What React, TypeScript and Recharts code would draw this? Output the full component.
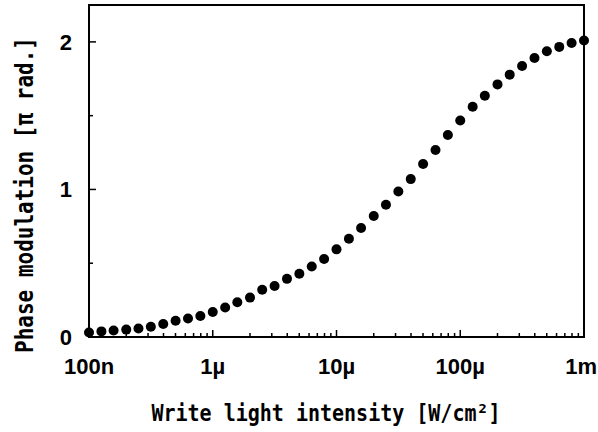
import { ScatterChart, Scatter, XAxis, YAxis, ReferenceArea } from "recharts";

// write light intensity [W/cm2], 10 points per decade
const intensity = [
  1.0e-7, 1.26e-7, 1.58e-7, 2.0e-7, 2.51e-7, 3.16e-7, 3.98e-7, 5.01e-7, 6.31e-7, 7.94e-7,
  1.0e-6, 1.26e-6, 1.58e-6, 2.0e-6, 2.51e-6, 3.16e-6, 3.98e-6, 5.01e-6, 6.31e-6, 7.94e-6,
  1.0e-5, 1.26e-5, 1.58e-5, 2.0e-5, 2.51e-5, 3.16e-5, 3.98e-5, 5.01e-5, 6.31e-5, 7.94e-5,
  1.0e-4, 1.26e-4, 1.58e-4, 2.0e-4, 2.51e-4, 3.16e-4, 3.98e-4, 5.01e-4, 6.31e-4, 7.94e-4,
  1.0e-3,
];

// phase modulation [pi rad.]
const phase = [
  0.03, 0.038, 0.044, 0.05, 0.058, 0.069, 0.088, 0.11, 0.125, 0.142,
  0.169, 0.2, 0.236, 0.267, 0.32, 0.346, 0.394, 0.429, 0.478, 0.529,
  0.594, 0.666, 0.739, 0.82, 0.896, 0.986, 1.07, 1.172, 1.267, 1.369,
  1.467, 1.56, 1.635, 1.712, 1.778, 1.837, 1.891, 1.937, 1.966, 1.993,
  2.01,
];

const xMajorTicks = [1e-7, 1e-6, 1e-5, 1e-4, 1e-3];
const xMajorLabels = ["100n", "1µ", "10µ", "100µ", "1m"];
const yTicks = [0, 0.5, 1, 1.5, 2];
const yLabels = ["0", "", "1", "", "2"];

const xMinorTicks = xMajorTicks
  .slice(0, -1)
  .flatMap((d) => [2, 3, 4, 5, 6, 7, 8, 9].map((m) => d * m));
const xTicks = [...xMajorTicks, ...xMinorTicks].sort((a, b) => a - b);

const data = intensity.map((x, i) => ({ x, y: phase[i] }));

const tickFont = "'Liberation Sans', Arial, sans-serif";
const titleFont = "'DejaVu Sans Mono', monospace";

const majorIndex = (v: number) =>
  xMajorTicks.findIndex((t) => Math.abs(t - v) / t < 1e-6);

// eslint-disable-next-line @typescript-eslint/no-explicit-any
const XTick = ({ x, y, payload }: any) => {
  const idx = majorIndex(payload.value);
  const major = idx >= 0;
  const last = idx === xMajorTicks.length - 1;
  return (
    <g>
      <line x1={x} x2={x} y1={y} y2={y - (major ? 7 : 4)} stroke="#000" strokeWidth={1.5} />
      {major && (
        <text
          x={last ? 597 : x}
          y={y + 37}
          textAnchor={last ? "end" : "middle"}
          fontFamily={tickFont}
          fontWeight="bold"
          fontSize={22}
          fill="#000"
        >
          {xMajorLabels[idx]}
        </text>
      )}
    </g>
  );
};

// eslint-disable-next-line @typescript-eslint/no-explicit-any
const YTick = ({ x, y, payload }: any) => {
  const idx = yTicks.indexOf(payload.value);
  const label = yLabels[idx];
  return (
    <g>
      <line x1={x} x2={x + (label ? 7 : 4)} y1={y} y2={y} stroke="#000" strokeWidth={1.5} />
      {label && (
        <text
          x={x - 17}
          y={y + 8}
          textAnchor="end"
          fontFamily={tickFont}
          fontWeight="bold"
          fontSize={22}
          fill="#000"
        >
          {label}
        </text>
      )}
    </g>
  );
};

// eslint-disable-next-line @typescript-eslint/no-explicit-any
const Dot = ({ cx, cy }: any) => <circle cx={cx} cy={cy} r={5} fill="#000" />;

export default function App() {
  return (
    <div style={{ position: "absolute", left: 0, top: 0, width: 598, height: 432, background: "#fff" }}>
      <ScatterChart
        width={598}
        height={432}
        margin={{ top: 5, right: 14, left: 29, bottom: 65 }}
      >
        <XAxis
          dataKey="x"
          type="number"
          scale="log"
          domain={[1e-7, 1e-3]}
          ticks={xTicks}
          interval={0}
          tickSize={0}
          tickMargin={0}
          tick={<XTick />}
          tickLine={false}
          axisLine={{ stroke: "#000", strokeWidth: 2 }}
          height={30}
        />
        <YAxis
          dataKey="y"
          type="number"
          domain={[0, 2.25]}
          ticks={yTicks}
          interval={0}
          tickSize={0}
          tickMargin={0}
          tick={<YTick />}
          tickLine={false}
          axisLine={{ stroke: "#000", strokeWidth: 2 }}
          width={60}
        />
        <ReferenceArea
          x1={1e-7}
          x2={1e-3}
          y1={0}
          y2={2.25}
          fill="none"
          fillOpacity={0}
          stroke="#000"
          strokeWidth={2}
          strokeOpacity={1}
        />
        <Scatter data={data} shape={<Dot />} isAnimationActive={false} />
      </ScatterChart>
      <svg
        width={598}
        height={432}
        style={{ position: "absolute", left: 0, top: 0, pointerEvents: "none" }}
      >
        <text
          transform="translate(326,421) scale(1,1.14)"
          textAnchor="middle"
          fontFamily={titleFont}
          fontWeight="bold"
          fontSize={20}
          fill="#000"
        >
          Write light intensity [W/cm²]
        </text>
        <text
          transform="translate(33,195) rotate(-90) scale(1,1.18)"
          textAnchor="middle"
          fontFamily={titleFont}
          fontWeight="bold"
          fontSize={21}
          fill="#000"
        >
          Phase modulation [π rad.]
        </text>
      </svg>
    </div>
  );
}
:::::
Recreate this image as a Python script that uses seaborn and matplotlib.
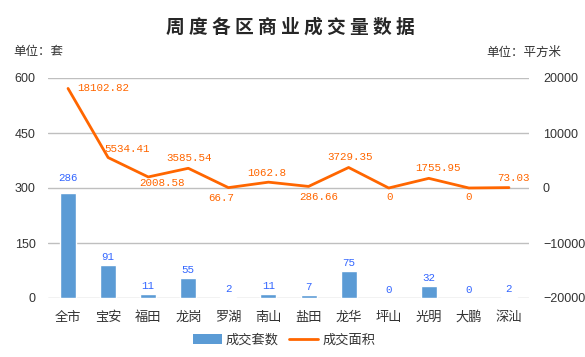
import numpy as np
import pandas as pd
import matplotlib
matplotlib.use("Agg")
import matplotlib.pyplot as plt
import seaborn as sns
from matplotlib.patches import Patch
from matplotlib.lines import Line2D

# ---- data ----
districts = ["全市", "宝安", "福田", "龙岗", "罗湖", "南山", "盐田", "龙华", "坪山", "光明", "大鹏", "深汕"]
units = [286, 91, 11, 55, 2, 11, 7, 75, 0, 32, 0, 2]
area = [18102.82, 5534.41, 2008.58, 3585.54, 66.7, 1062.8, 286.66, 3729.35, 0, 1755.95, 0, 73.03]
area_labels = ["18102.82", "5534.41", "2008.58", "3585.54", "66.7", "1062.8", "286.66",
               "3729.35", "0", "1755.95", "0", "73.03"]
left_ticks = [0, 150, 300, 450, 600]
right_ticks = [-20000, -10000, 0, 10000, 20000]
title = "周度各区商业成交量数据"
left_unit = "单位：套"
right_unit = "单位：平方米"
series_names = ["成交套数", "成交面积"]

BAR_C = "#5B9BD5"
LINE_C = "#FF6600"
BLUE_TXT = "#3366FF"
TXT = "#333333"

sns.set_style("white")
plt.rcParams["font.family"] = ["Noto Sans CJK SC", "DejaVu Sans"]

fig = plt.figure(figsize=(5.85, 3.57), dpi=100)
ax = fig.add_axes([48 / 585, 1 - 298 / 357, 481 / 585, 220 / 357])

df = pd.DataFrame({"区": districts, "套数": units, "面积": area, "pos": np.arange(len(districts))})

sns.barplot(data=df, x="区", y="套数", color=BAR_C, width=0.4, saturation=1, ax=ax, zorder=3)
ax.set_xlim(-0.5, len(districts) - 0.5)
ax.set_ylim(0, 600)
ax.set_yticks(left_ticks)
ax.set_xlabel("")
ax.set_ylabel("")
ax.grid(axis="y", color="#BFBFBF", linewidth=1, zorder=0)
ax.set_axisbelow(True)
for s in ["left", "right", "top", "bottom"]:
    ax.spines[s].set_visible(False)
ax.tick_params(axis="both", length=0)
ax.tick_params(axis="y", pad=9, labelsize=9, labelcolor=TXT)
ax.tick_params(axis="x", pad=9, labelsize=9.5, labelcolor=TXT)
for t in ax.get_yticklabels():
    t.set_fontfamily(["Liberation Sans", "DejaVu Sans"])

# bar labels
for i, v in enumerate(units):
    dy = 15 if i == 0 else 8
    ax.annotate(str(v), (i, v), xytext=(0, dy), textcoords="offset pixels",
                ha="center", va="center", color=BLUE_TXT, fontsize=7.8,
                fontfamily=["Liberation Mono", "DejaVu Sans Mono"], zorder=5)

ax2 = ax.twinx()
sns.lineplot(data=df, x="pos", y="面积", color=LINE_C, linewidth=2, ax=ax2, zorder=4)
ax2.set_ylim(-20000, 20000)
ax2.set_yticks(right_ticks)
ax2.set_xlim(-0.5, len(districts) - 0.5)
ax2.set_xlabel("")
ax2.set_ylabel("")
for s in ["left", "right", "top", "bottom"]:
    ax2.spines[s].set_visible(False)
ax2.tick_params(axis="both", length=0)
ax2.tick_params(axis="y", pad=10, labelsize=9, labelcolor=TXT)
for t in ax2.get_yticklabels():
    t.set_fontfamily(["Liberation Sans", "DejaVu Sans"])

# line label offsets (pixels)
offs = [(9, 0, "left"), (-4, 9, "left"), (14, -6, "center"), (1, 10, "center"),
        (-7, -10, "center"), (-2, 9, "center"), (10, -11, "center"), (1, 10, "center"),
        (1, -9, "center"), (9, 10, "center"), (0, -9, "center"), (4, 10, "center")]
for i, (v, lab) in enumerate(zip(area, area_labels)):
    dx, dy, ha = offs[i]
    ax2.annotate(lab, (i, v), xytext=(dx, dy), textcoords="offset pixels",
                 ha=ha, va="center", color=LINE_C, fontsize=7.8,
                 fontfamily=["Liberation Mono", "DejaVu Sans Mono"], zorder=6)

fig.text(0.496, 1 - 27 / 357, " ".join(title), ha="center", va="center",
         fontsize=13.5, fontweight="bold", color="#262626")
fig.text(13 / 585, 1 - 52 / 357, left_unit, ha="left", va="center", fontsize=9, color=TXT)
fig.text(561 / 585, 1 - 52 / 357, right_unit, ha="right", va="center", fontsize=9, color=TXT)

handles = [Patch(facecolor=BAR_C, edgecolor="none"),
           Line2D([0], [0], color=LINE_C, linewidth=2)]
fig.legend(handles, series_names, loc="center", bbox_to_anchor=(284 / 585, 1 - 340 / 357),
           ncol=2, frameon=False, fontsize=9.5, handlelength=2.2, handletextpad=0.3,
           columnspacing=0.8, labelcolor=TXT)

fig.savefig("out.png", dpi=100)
:::::
» **Challenge**
In the listing above, find the lines holding the word "seaborn" and copy them.

» **Result of this task**
Recreate this image as a Python script that uses seaborn and matplotlib.
import seaborn as sns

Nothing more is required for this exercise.